Ini adalah di antara Hujjah Imam Syafi’i yang beliau tuliskan dalam kitabnya Al-Risalah (hal. 401), sebagai bentuk pembelaan terhadap hadits Nabi saw sehingga tidak terabaikan.
Bahkan bukan hanya perihal ihtijaj (menjadikan argument) dengan hadits Ahad saja. Beliau juga menuliskan bagaimana sebuah hadits ahad itu diterima dan dikatakan sah sebagai hadits sehingga bisa dijadikan sandaran dalil.
Yang kalau dalam ilmu musthalah hadits sekarang
dikatakan sebagai kriteria penerimaan hadits shahih. Maka tidak heran
tidak sedikit ulama yang mengatakan bahwa kitabnya, Al-Risalah ini juga bisa disebut sebagai kitab musthalah hadits, karena di dalamnya mencakup banyak permasalah materi musthlaha hadits, terutama dalam kriteria menerima hadits tersebut.
Berkat
upaya beliau inilah, sehingga muslim kembali punya perbendaharaan yang
banyak terhadap hadits. Mereka tidak lagi harus menimbang apakah hadits
itu diriwayatkan oleh banyak atau sedikit. Yang penting itu diriwayatkan
oleg tsiqah dari tsiqah juga, tidak peduli berapa jumlahnya.
Kalau hanya hadits mutawatir yang
diterima, pastilah umat muslim sangat sulit sekali mencari pegangan
yang bisa dijadikan sandaran dalam ibadah-badaha mereka. Karena
bagaimanapun hampir semua ibadah orang muslim itu sandarannya adalah
hadits ahad, melihat bahwa hadits mutawatir memang sangat sedikit sekali jumlahnya.

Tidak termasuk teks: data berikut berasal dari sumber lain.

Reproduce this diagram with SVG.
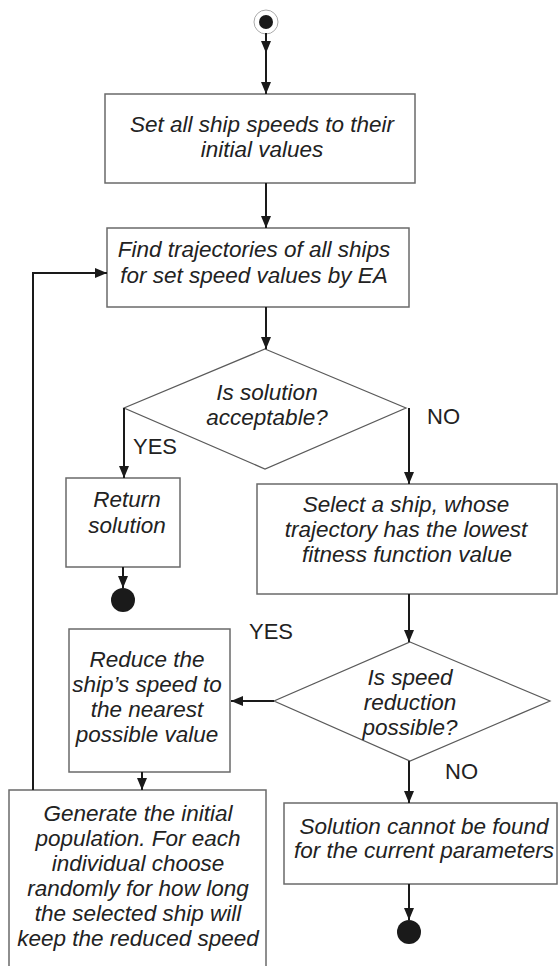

Itu dia kenapa Imam Syafi’i mendapatkan gelar Nashiru Sunnah.
Jadi wajar saja kalau Imam Ahmad bin Hanbal (241 H) sering mendoakan Imam Syafi’i dan memujinya. Salah satu pujian Imam Ahmad yang masyhur ialah:
كان الشافعي كالشمس للدنيا وكالعافية للناس
“Imam Syafi’I itu seperti matahri bagi dunia, dan seperti kesehatan bagi manusia (semua orang membutuhkannya)” (Tarikh Baghdad 2/66)
[1]
Beberapa ulama menyebut kalau Imam Muhammad bin Hasa adalah ayah angkat
Imam Al-Syafi’i. karena ketika di Baghdad, semua kebutuhan Imam
Al-Syafi’i ditanggung oleh Imam Muhammad bin Hasan, dari mulai tempat
tinggal sampai kitab-kitab madzhab ulama. Bahkan kepergiannya ke Mesir
itu juga dibiayai oleh Imam Muhammad bin Hasan, yang mana beliau memang
sangat berkecukupan karena posisinya sebagai penasehat Abbasiah.
[2]
Jumlah perawi sampai hadits itu dikatakan sebagai hadits mutawatir ialah
minimal 10 orang. Walaupun ada juga ulama hadits yang tidak membatasi
jumlah minimal, yang terpenting ialah diriwayatkan oleh orang banyak
yang tidak mungkin ada kebohongan atau pemalsuan di dalamnya.